John, can you give us an idea perhaps, how do you pay for all of this?

John Ferrick

Most of this is payed for by students themselves. They do fundraisers, it’s amazing what students will do. I always tell them to go to the civic clubs in their communities, if they have the Rotary clubs, the Moose clubs, the Elks, wherever they may worship, and then talk to them about what they are going to do and what that will mean for them in their careers and how that then might apply to what they will do when they come back and their careers here. That is a challenge. We are always looking to see how we can finance students ability to participate in this because we want all of our programs to be available to all of our students, no matter what their financial situation may be.

Sevie Kenyon

John, look into your crystal ball a little bit. Where would you like to see these overseas opportunities 5-10 years from now?

John Ferrick

Well if I dream and dream big, I’d like to see something available to all of our students, so that when they come to the College of Agricultural and Life Sciences, they know that they are going to be able to apply what they are learning to a world context. This means an opportunity no matter what your major to really take it international and be able to learn from other people and other places.
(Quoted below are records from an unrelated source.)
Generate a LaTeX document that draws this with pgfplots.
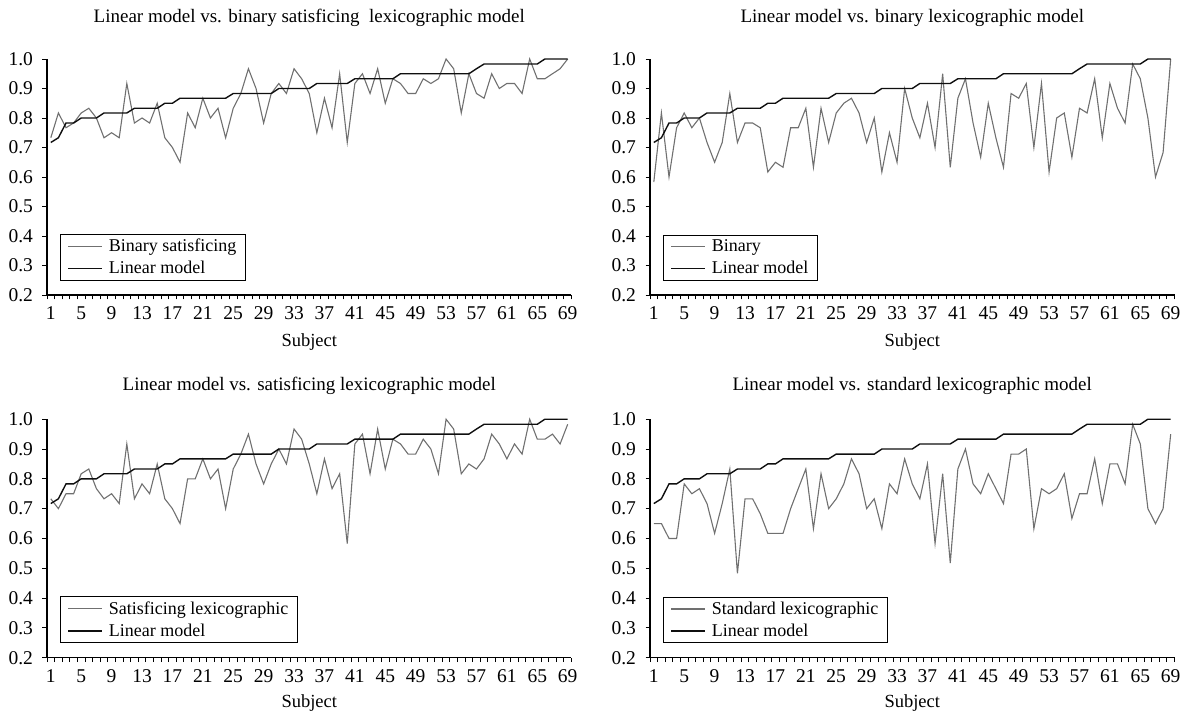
\documentclass[border=0pt]{standalone}
\usepackage{fontspec}
\setmainfont{Liberation Serif}
\usepackage{pgfplots}
\pgfplotsset{compat=1.18}
\usepackage{pgfplotstable}
\definecolor{lgray}{RGB}{112,112,112}
\definecolor{lblack}{RGB}{15,15,15}

\pgfplotstableread{
x lin bs bin sl std
1 0.717 0.733 0.583 0.733 0.650
2 0.733 0.817 0.817 0.700 0.650
3 0.783 0.767 0.600 0.750 0.600
4 0.783 0.783 0.767 0.750 0.600
5 0.800 0.817 0.817 0.817 0.783
6 0.800 0.833 0.767 0.833 0.750
7 0.800 0.800 0.800 0.767 0.767
8 0.817 0.733 0.717 0.733 0.717
9 0.817 0.750 0.650 0.750 0.617
10 0.817 0.733 0.717 0.717 0.717
11 0.817 0.917 0.883 0.917 0.833
12 0.833 0.783 0.717 0.733 0.483
13 0.833 0.800 0.783 0.783 0.733
14 0.833 0.783 0.783 0.750 0.733
15 0.833 0.850 0.767 0.850 0.683
16 0.850 0.733 0.617 0.733 0.617
17 0.850 0.700 0.650 0.700 0.617
18 0.867 0.650 0.633 0.650 0.617
19 0.867 0.817 0.767 0.800 0.700
20 0.867 0.767 0.767 0.800 0.767
21 0.867 0.867 0.833 0.867 0.833
22 0.867 0.800 0.633 0.800 0.633
23 0.867 0.833 0.833 0.833 0.817
24 0.867 0.733 0.717 0.700 0.700
25 0.883 0.833 0.817 0.833 0.733
26 0.883 0.883 0.850 0.883 0.783
27 0.883 0.967 0.867 0.950 0.867
28 0.883 0.900 0.817 0.850 0.817
29 0.883 0.783 0.717 0.783 0.700
30 0.883 0.883 0.800 0.850 0.733
31 0.900 0.917 0.617 0.900 0.633
32 0.900 0.883 0.750 0.850 0.783
33 0.900 0.967 0.650 0.967 0.750
34 0.900 0.933 0.900 0.933 0.867
35 0.900 0.883 0.800 0.850 0.783
36 0.917 0.750 0.733 0.750 0.733
37 0.917 0.867 0.850 0.867 0.850
38 0.917 0.767 0.700 0.767 0.583
39 0.917 0.950 0.950 0.817 0.817
40 0.917 0.717 0.633 0.583 0.517
41 0.933 0.917 0.867 0.917 0.833
42 0.933 0.950 0.933 0.950 0.900
43 0.933 0.883 0.783 0.817 0.783
44 0.933 0.967 0.667 0.967 0.750
45 0.933 0.850 0.850 0.833 0.817
46 0.933 0.933 0.733 0.933 0.767
47 0.950 0.917 0.633 0.917 0.717
48 0.950 0.883 0.883 0.883 0.883
49 0.950 0.883 0.867 0.883 0.883
50 0.950 0.933 0.917 0.933 0.900
51 0.950 0.917 0.700 0.900 0.633
52 0.950 0.933 0.917 0.817 0.767
53 0.950 1.000 0.617 1.000 0.750
54 0.950 0.967 0.800 0.967 0.767
55 0.950 0.817 0.817 0.817 0.817
56 0.950 0.950 0.667 0.850 0.667
57 0.967 0.883 0.833 0.833 0.750
58 0.983 0.867 0.817 0.867 0.750
59 0.983 0.950 0.933 0.950 0.867
60 0.983 0.900 0.733 0.917 0.717
61 0.983 0.917 0.917 0.867 0.850
62 0.983 0.917 0.833 0.917 0.850
63 0.983 0.883 0.783 0.883 0.783
64 0.983 1.000 0.983 1.000 0.983
65 0.983 0.933 0.933 0.933 0.917
66 1.000 0.933 0.800 0.933 0.700
67 1.000 0.950 0.600 0.950 0.650
68 1.000 0.967 0.683 0.917 0.700
69 1.000 1.000 1.000 0.983 0.950
}\data

\pgfplotsset{
  panel/.style={
    scale only axis,
    width=524.5pt,
    xmin=0.5, xmax=69.5, ymin=0.2, ymax=1.0,
    axis lines*=left,
    axis line style={line width=1.1pt, black},
    tick align=outside,
    tick style={line width=0.9pt, black},
    major tick length=4.5pt,
    xtick={0.5,1.5,...,69.5},
    xticklabels={1,,,,5,,,,9,,,,13,,,,17,,,,21,,,,25,,,,29,,,,33,,,,37,,,,41,,,,45,,,,49,,,,53,,,,57,,,,61,,,,65,,,,69,},
    xticklabel style={xshift=3.8pt, yshift=-4pt},
    ytick={0.2,0.3,0.4,0.5,0.6,0.7,0.8,0.9,1.0},
    yticklabels={0.2,0.3,0.4,0.5,0.6,0.7,0.8,0.9,1.0},
    yticklabel style={xshift=-6pt},
    tick label style={font=\fontsize{19.5}{19.5}\selectfont},
    xlabel={Subject},
    xlabel style={at={(axis description cs:0.5,0)}, anchor=base, yshift=-52pt, font=\fontsize{18.5}{19}\selectfont},
    title style={at={(axis description cs:0.5,1)}, anchor=base, font=\fontsize{19}{20}\selectfont},
    legend style={at={(0.025,0.06)}, anchor=south west, draw=black, line width=0.9pt,
      font=\fontsize{18}{20}\selectfont, inner xsep=7pt, inner ysep=3pt, row sep=4pt,
      cells={anchor=west}, /tikz/every odd column/.append style={column sep=4pt}},
    legend image code/.code={\draw[#1] (0pt,0pt) -- (34pt,0pt);},
    clip=false,
  },
  gr/.style={color=lgray, line width=1.1pt, mark=none},
  bk/.style={color=lblack, line width=1.4pt, mark=none},
}

\begin{document}
\begin{tikzpicture}[x=1pt,y=1pt]
\path[use as bounding box] (0,0) rectangle (1182,715);

\begin{axis}[panel, at={(47pt,420pt)}, anchor=south west, height=236pt,
  title={Linear model vs. binary satisficing\ \ lexicographic model}, title style={yshift=30pt}]
\addplot[gr] table[x=x,y=bs]{\data};
\addlegendentry{Binary satisficing}
\addplot[bk] table[x=x,y=lin]{\data};
\addlegendentry{Linear model}
\end{axis}

\begin{axis}[panel, at={(650pt,420pt)}, anchor=south west, height=236pt,
  title={Linear model vs. binary lexicographic model}, title style={yshift=30pt}]
\addplot[gr] table[x=x,y=bin]{\data};
\addlegendentry{Binary}
\addplot[bk] table[x=x,y=lin]{\data};
\addlegendentry{Linear model}
\end{axis}

\begin{axis}[panel, at={(47pt,57.3pt)}, anchor=south west, height=238.5pt,
  title={Linear model vs. satisficing lexicographic model}, title style={yshift=23pt}, xlabel style={yshift=2pt}]
\addplot[gr] table[x=x,y=sl]{\data};
\addlegendentry{Satisficing lexicographic}
\addplot[bk] table[x=x,y=lin]{\data};
\addlegendentry{Linear model}
\end{axis}

\begin{axis}[panel, at={(650pt,57.3pt)}, anchor=south west, height=238.5pt,
  title={Linear model vs. standard lexicographic model}, title style={yshift=23pt}, xlabel style={yshift=2pt}]
\addplot[gr] table[x=x,y=std]{\data};
\addlegendentry{Standard lexicographic}
\addplot[bk] table[x=x,y=lin]{\data};
\addlegendentry{Linear model}
\end{axis}
\end{tikzpicture}
\end{document}
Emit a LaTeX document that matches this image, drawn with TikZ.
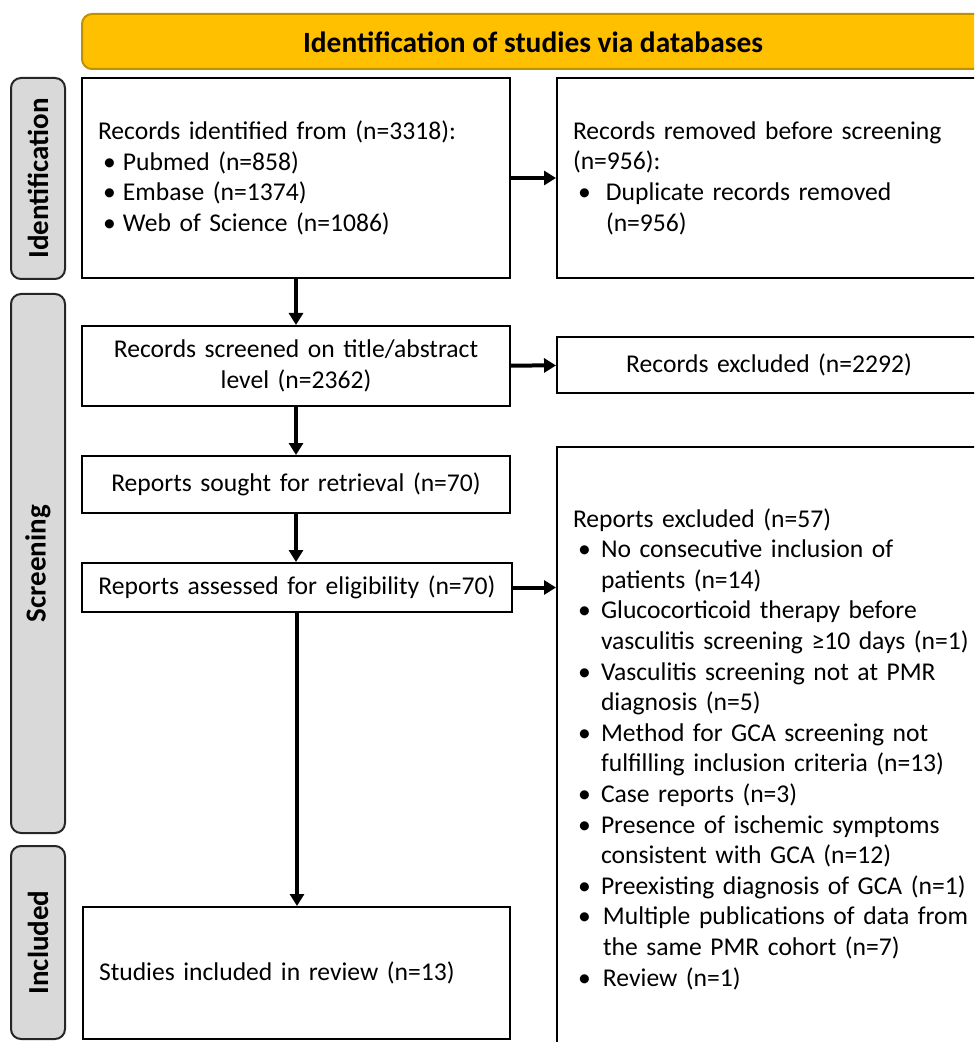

That would be my dream and that there would be the resources to support that.

Sevie Kenyon

John, how does a student prepare for one of these overseas programs?

John Ferrick

First of all, academically, they need to sit down with their advisor and make sure that what they are going to do fits into their core curriculum and meets whatever requirements they need to meet in their major to graduate on time. That is really the first step, the next I tell students is to sit down with yourself. What do you want to get out of this international experience? There are cultural things that are very valid, academics that are very valid, there are things about yourself that you want to learn, and to test yourself. Those are all very valid reasons, but the different lengths of programs cater to how you can answer the question. So obviously if you are looking at wanting to get real international cultural experience, the longer you stay someplace the better off you are, but you might not be able to do that within your major. So then you can ask yourself the question: “where do I go in the short term that I can one, learn a little bit about the culture but also learn more about that topic area or subject area that I am interested in studying?”

Sevie Kenyon

John, how are these overseas opportunities created in the first place?

John Ferrick

Well what we try to do is really work with faculty because we believe that it is faculty, and their interest in their research or outreach or teaching in an international context, that will then get the students more excited. If we can connect with faculty and they then can provide the venue for students to go overseas, it is just more successful that way because the connection is really powerful when you get a faculty member and students working together. I always tell a student that comes in to me that during their time here on campus they should really get to know a faculty member to the point that that faculty member would write them a letter of reference. Connecting on that intimate level that you do in international experiences, you’ll get to know that faculty member better and that faculty member will get to know the student much better.

Sevie Kenyon

We have been visiting with John Ferrick, University of Wisconsin Extension and the College of Agricultural and Life Sciences, Madison Wisconsin and I am Sevie Kenyon.